In 1995, the Federal Court recognized a right to support in the event of poverty – one applicable to all who resided in Switzerland regardless of nationality and residence status, and based solely on human dignity. This new principle was added to the totally revised federal constitution of 1999. Still, the criteria of domicile, nationality and residence status continue to play a role in determining the assistance. Those without a fixed residence, as well as asylum seekers or rejected asylum seekers, receive lower benefits. Support also varies between the cantons, as they have retained their autonomy with respect to social welfare policies.
Since the 2000s, a number of cantons have revised their laws, in most cases resulting in cuts and stricter requirements for the recipients of social assistance. SKOS, as a result, has also adapted its recommendations.
The idea of an unconditional basic income
Social insurance benefits in Switzerland are financed largely out of employee contributions, with the level of contribution dependent on the level of the wages. The level of benefits to which the insured are entitled is often determined by their wage income. This contribution-based system can no longer meet the needs of large parts of the population if a large part of the population is unable to work regularly, for example during a period of high unemployment. A much-discussed alternative would be an unconditional basic income. In 2012, a group of creative artists launched the popular initiative "for an unconditional basic income". It called for all adult citizens to receive an income without having to provide any work or services in return. The initiators argued that social welfare benefits could be severely curtailed or even completely abolished, and the administrative burden on the social security system thereby be reduced. Those in poverty would have less fear for how they would get by and would no longer be controlled through social assistance institutions or by an unemployment insurance office. Having a secured livelihood would also promote creativity and voluntary work. Most controversial about this proposed unconditional basic income was how it would be financed and what burden it would place on the taxation system, among the reasons why this popular initiative 2016 was clearly rejected by the voters. The idea of a basic income is being discussed beyond Switzerland. It remains largely unknown how a guaranteed basic income might affect popular behavior. To find this out, Finland, with 2,000 participants, was the first European country to test an unconditional basic income in 2017 and 2018. However, the results of the study were not very significant. While participants felt better mentally, for at least some of them, access to the labor market remained difficult.
Literatur / Bibliographie / Bibliografia / References: Matter Sonja (2011), Der Armut auf den Leib rücken.
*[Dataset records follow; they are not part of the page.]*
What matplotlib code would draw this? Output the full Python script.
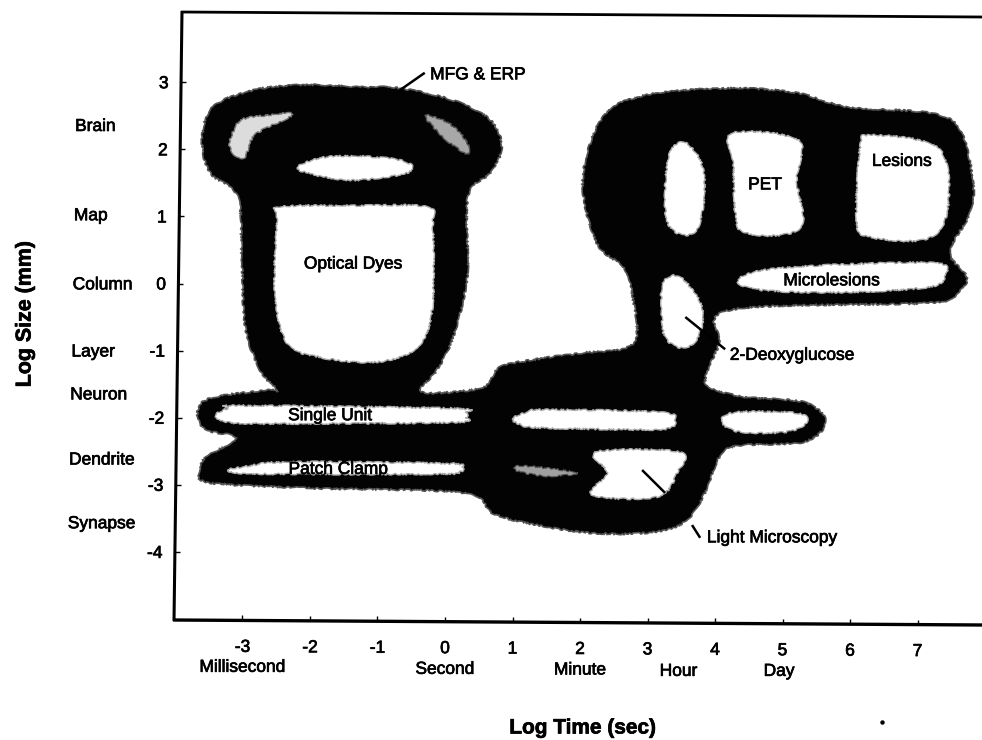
import matplotlib
matplotlib.use("Agg")
import matplotlib.pyplot as plt
import matplotlib.patheffects as pe
import matplotlib.transforms as mtransforms
from matplotlib.lines import Line2D
from matplotlib.patches import PathPatch
from matplotlib.path import Path

plt.rcParams['font.family'] = ['Liberation Sans', 'DejaVu Sans']

# Log time (x), log size (y) outlines
coverage_x = [-0.37,-0.07,0.58,0.83,1.54,2.00,2.79,2.77,2.64,2.25,2.04,2.34,2.99,4.22,5.21,5.96,7.19,7.63,7.82,7.78,7.48,7.73,7.59,7.14,4.25,4.07,3.88,3.91,4.43,5.32,5.64,5.32,4.43,4.10,3.85,3.59,3.14,2.18,1.21,0.70,0.25,-2.00,-3.48,-3.63,-3.54,-3.10,-3.54,-3.67,-3.48,-2.64,-2.49,-2.74,-2.96,-3.01,-3.07,-3.48,-3.60,-3.44,-2.84,-2.10,-1.30,-0.67,0.12,0.67,0.84,0.67,0.34,0.33,0.12,-0.12]
coverage_y = [-1.59,-1.63,-1.54,-1.24,-1.10,-1.04,-0.89,-0.14,0.25,0.60,1.54,2.48,2.81,2.91,2.84,2.63,2.54,2.29,1.54,1.05,0.47,0.10,-0.14,-0.29,-0.39,-0.89,-1.33,-1.54,-1.69,-1.77,-2.06,-2.36,-2.41,-2.53,-3.12,-3.52,-3.70,-3.72,-3.57,-3.42,-3.12,-3.05,-2.97,-2.78,-2.59,-2.30,-2.18,-1.93,-1.71,-1.59,-1.59,-1.29,-0.65,0.35,1.29,1.65,2.14,2.63,2.88,2.96,2.93,2.91,2.73,2.44,2.03,1.65,1.29,0.10,-0.80,-1.29]

crescent_left_x = [-3.19,-3.04,-2.70,-2.25,-2.81,-2.96,-3.11]
crescent_left_y = [2.09,2.42,2.50,2.52,2.22,1.89,1.91]
crescent_right_x = [-0.30,0.07,0.33,0.34,0.03]
crescent_right_y = [2.50,2.38,2.10,1.93,2.13]
brain_oval_x = [-2.19,-1.85,-1.33,-0.67,-0.47,-0.67,-1.33,-1.85]
brain_oval_y = [1.72,1.87,1.90,1.84,1.72,1.62,1.54,1.60]
dyes_x = [-2.44,-1.35,-0.27,-0.18,-0.19,-0.41,-1.01,-1.85,-2.34,-2.52,-2.49]
dyes_y = [1.14,1.16,1.14,0.84,-0.39,-0.95,-1.17,-1.10,-0.89,-0.14,0.95]
oval_x = [3.53,3.78,3.85,3.75,3.53,3.30,3.26,3.33]
oval_y = [2.11,1.84,1.39,0.84,0.72,0.90,1.39,1.94]
pet_x = [4.25,5.23,5.21,5.30,4.96,4.41,4.30,4.27]
pet_y = [2.24,2.14,1.54,0.90,0.72,0.77,1.05,1.80]
lesions_x = [6.30,7.19,7.45,7.41,7.08,6.30,6.10,6.15]
lesions_y = [2.21,2.09,1.69,0.95,0.65,0.69,0.90,2.03]
microlesions_x = [4.34,4.96,7.19,7.41,7.19,5.96,4.71]
microlesions_y = [0.05,0.23,0.31,0.13,-0.05,-0.13,-0.10]
deoxy_x = [3.23,3.48,3.81,3.75,3.51,3.26,3.21]
deoxy_y = [0.01,0.10,-0.35,-0.80,-0.96,-0.80,-0.39]
unit_left_x = [-3.40,-3.22,-3.00,0.10,0.30,0.31,0.10,-2.64,-3.20]
unit_left_y = [-1.97,-1.86,-1.82,-1.86,-1.92,-2.00,-2.07,-2.09,-2.07]
unit_mid_x = [1.00,1.20,1.50,3.20,3.42,3.35,3.01,1.41,1.12]
unit_mid_y = [-2.02,-1.92,-1.88,-1.92,-2.05,-2.14,-2.18,-2.15,-2.10]
unit_right_x = [4.10,4.30,5.20,5.36,5.07,4.36]
unit_right_y = [-2.06,-1.92,-1.93,-2.06,-2.21,-2.21]
patch_left_x = [-3.22,-2.90,-2.33,0.00,0.25,0.22,-0.07,-2.33,-3.00]
patch_left_y = [-2.78,-2.72,-2.66,-2.68,-2.74,-2.81,-2.84,-2.84,-2.83]
patch_mid_x = [1.02,1.21,1.96,1.54,1.16]
patch_mid_y = [-2.75,-2.72,-2.82,-2.87,-2.82]
micro_x = [2.24,3.47,3.44,3.14,2.18,2.40]
micro_y = [-2.51,-2.51,-2.82,-3.18,-3.15,-2.82]

leaders = [
    ([-0.67, -0.30], [2.88, 3.14]),
    ([3.56, 4.15], [-0.50, -0.98]),
    ([2.92, 3.26], [-2.78, -3.12]),
    ([3.66, 3.78], [-3.60, -3.79]),
]

x_ticks = [-3, -2, -1, 0, 1, 2, 3, 4, 5, 6, 7]
x_tick_labels = ['-3', '-2', '-1', '0', '1', '2', '3', '4', '5', '6', '7']
y_ticks = [3, 2, 1, 0, -1, -2, -3, -4]
y_tick_labels = ['3', '2', '1', '0', '-1', '-2', '-3', '-4']

size_names = ['Brain', 'Map', 'Column', 'Layer', 'Neuron', 'Dendrite', 'Synapse']
size_name_y = [2.34, 1.01, -0.02, -1.02, -1.66, -2.63, -3.58]
time_names = ['Millisecond', 'Second', 'Minute', 'Hour', 'Day']
time_name_x = [-3.0, 0.0, 2.0, 3.46, 4.95]

W, H = 982, 740
fig = plt.figure(figsize=(W / 100, H / 100), dpi=100, facecolor='white')
L, R, T, B = 178, 982, 12, 622
ax = fig.add_axes([L / W, 1 - B / H, (R - L) / W, (B - T) / H])
ax.set_xlim((L - 445) / 67.5, (R - 445) / 67.5)
ax.set_ylim((283.5 - B) / 67.1, (283.5 - T) / 67.1)
for s in ax.spines.values():
    s.set_visible(False)


def blob(xs, ys, fc, ec, lw, z):
    pts = list(zip(xs, ys))
    n = len(pts)
    verts = [pts[0]]
    codes = [Path.MOVETO]
    for i in range(n):
        p0, p1, p2, p3 = pts[i - 1], pts[i], pts[(i + 1) % n], pts[(i + 2) % n]
        c1 = (p1[0] + (p2[0] - p0[0]) / 6, p1[1] + (p2[1] - p0[1]) / 6)
        c2 = (p2[0] - (p3[0] - p1[0]) / 6, p2[1] - (p3[1] - p1[1]) / 6)
        verts += [c1, c2, p2]
        codes += [Path.CURVE4] * 3
    patch = PathPatch(Path(verts, codes), facecolor=fc, edgecolor=ec, linewidth=lw, zorder=z)
    patch.set_sketch_params(scale=0.8, length=8, randomness=16)
    ax.add_patch(patch)


blob(coverage_x, coverage_y, '#030303', '#555555', 1.2, 2)
for xs, ys in [(brain_oval_x, brain_oval_y), (dyes_x, dyes_y), (oval_x, oval_y), (pet_x, pet_y),
               (lesions_x, lesions_y), (microlesions_x, microlesions_y), (deoxy_x, deoxy_y),
               (unit_left_x, unit_left_y), (unit_mid_x, unit_mid_y), (unit_right_x, unit_right_y),
               (patch_left_x, patch_left_y), (micro_x, micro_y)]:
    blob(xs, ys, 'white', '#aaaaaa', 1.0, 3)
blob(crescent_left_x, crescent_left_y, '#dcdcdc', '#777777', 1.0, 3)
blob(crescent_right_x, crescent_right_y, '#a8a8a8', '#555555', 1.0, 3)
blob(patch_mid_x, patch_mid_y, '#a0a0a0', '#555555', 0.8, 3)

for xs, ys in leaders:
    ax.plot(xs, ys, color='black', lw=1.8, zorder=4, solid_capstyle='butt', clip_on=False)

thick = [pe.withStroke(linewidth=0.5, foreground='black')]
fs = 12.5


def label(x, y, s, ha='center', **kw):
    ax.text(x, y, s, ha=ha, va='center', fontsize=fs, color='black', zorder=5,
            path_effects=thick, clip_on=False, **kw)


label(-0.22, 3.11, 'MFG & ERP', ha='left')
label(-1.36, 0.29, 'Optical Dyes')
label(4.74, 1.47, 'PET')
label(6.77, 1.82, 'Lesions')
label(5.73, 0.04, 'Microlesions')
label(-1.70, -1.97, 'Single Unit')
label(-1.58, -2.77, 'Patch Clamp')
label(4.22, -1.07, '2-Deoxyglucose', ha='left')
label(3.88, -3.79, 'Light Microscopy', ha='left')

for i, (name, y) in enumerate(zip(size_names, size_name_y)):
    label(-5.48 - 0.018 * i, y, name, ha='left')
for name, x, dy in zip(time_names, time_name_x, [-5.72, -5.75, -5.76, -5.78, -5.78]):
    label(x, dy, name)

ax.set_xticks(x_ticks, x_tick_labels, fontsize=fs)
ax.set_yticks(y_ticks, y_tick_labels, fontsize=fs)
ax.tick_params(axis='both', direction='in', length=3.6, width=1.0, color='black')
ax.tick_params(axis='x', pad=14)
ax.tick_params(axis='y', pad=9)
fig.canvas.draw()
for t in ax.yaxis.get_major_ticks():
    py = 283.5 - t.get_loc() * 67.1
    off = mtransforms.Affine2D().translate(182 - 8 * (py - 11) / 609 - L, 0)
    t.tick1line.set_transform(t.tick1line.get_transform() + off)
    t.label1.set_transform(t.label1.get_transform() + off)
    t.label1.set_path_effects(thick)
for t in ax.xaxis.get_major_ticks():
    px = 445 + t.get_loc() * 67.5
    off = mtransforms.Affine2D().translate(0, B - (620 + 5 * (px - 174) / 808))
    t.tick1line.set_transform(t.tick1line.get_transform() + off)
    t.label1.set_transform(t.label1.get_transform() + off)
    t.label1.set_path_effects(thick)

for (x0, y0), (x1, y1), lw in [((182, 11), (174, 621), 2.2), ((173, 620), (982, 625), 2.4), ((181, 12), (982, 17), 2.0)]:
    fig.add_artist(Line2D([x0 / W, x1 / W], [1 - y0 / H, 1 - y1 / H], color='black', lw=lw, zorder=6,
                          solid_capstyle='butt'))

ax.set_xlabel('Log Time (sec)', fontsize=15, fontweight='bold', path_effects=thick)
ax.xaxis.set_label_coords((583 - L) / (R - L), (B - 728) / (B - T), transform=ax.transAxes)
ax.xaxis.label.set_va('center')
ax.set_ylabel('Log Size (mm)', fontsize=15.4, fontweight='bold', path_effects=thick)
ax.yaxis.set_label_coords((25 - L) / (R - L), (B - 314) / (B - T), transform=ax.transAxes)
ax.yaxis.label.set_va('center')

ax.plot([6.47], [-6.53], marker='o', ms=2.2, color='black', clip_on=False, zorder=5)

fig.savefig('out.png', dpi=100, facecolor='white')
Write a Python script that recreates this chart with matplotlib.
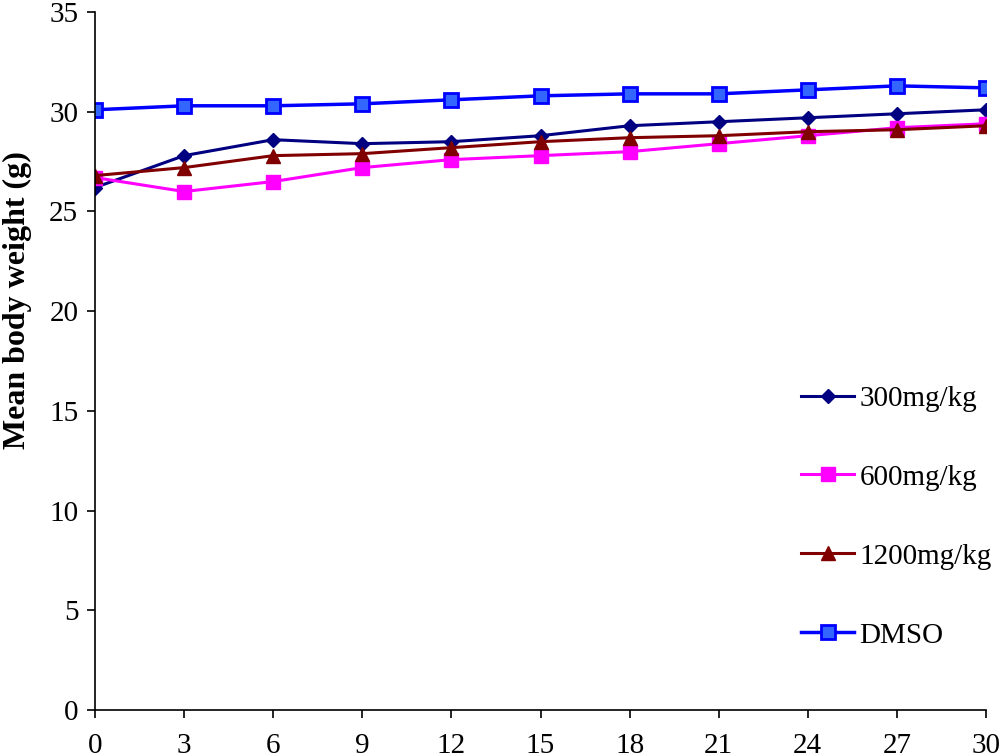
import numpy as np
import matplotlib
matplotlib.use('Agg')
import matplotlib.pyplot as plt

plt.rcParams['font.family'] = ['Liberation Serif', 'DejaVu Serif']

# 数据
days = [0, 3, 6, 9, 12, 15, 18, 21, 24, 27, 30]
w300 = [26.2, 27.8, 28.6, 28.4, 28.5, 28.8, 29.3, 29.5, 29.7, 29.9, 30.1]
w600 = [26.7, 26.0, 26.5, 27.2, 27.6, 27.8, 28.0, 28.4, 28.8, 29.2, 29.4]
w1200 = [26.8, 27.2, 27.8, 27.9, 28.2, 28.5, 28.7, 28.8, 29.0, 29.1, 29.3]
dmso = [30.1, 30.3, 30.3, 30.4, 30.6, 30.8, 30.9, 30.9, 31.1, 31.3, 31.2]

fig = plt.figure(figsize=(10, 7.56), dpi=100)
ax = fig.add_axes([0.095, 0.061, 0.891, 0.923])

ax.plot(days, w300, color='#000080', lw=2.2, marker='D', ms=7.5,
        label='300mg/kg')
ax.plot(days, w600, color='#FF00FF', lw=2.2, marker='s', ms=10,
        label='600mg/kg')
ax.plot(days, w1200, color='#800000', lw=2.2, marker='^', ms=10.5,
        label='1200mg/kg')
ax.plot(days, dmso, color='#0000FF', lw=2.5, marker='s', ms=10.5,
        markerfacecolor='#3366FF', markeredgecolor='#0000FF', mew=2,
        label='DMSO')

ax.set_xlim(0, 30)
ax.set_ylim(0, 35)
ax.set_xticks(days)
ax.set_yticks(np.arange(0, 36, 5))
ax.tick_params(labelsize=21, length=6, width=1.2, direction='out')
ax.tick_params(axis='x', pad=11)
ax.tick_params(axis='y', pad=6)
ax.spines['top'].set_visible(False)
ax.spines['right'].set_visible(False)
ax.spines['left'].set_linewidth(1.2)
ax.spines['bottom'].set_linewidth(1.2)
ax.set_ylabel('Mean body weight (g)', fontsize=23, fontweight='bold')
# 纵轴标题在参考图中偏上
ax.yaxis.set_label_coords(-0.071, 0.587)

ax.legend(loc='upper left', bbox_to_anchor=(0.775, 0.525), bbox_transform=fig.transFigure,
          frameon=False, fontsize=21, labelspacing=1.8, handlelength=1.8,
          handletextpad=0.2)

fig.savefig('out.png', dpi=100)
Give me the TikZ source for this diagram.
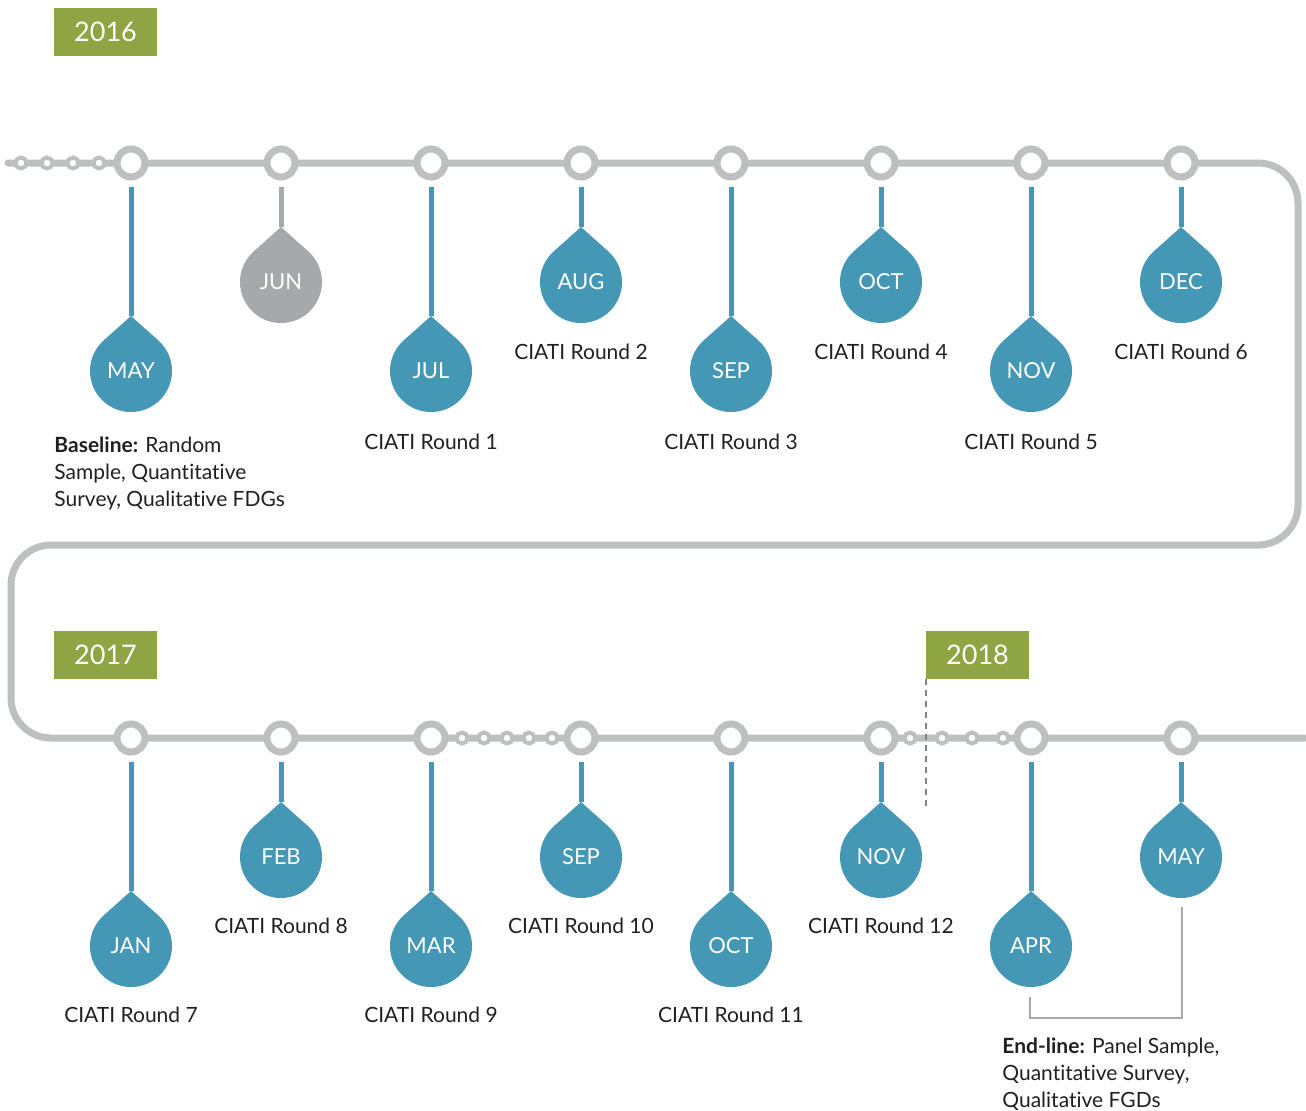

Die Professionalisierung der Sozialen Arbeit in der Schweiz (1900-1960), Bern; Schnegg Brigitte (2007), Armutsbekämpfung durch Sozialreform: Gesellschaftlicher Wandel und sozialpolitische Modernisierung Ende des 19. Jahrhunderts am Beispiel der Stadt Bern. In: Berner Zeitschrift für Geschichte und Heimatkunde, 69, 233–258; Tabin Jean-Pierre, Merrien François-Xavier (2012), Regards croisés sur la pauvreté, Lausanne ; Tabin Jean-Pierre, Frauenfelder Arnaud, et al. (2010 ), Temps d’assistance. L’assistance publique en Suisse romande de la fin du XIXe siècle à nos jours Lausanne.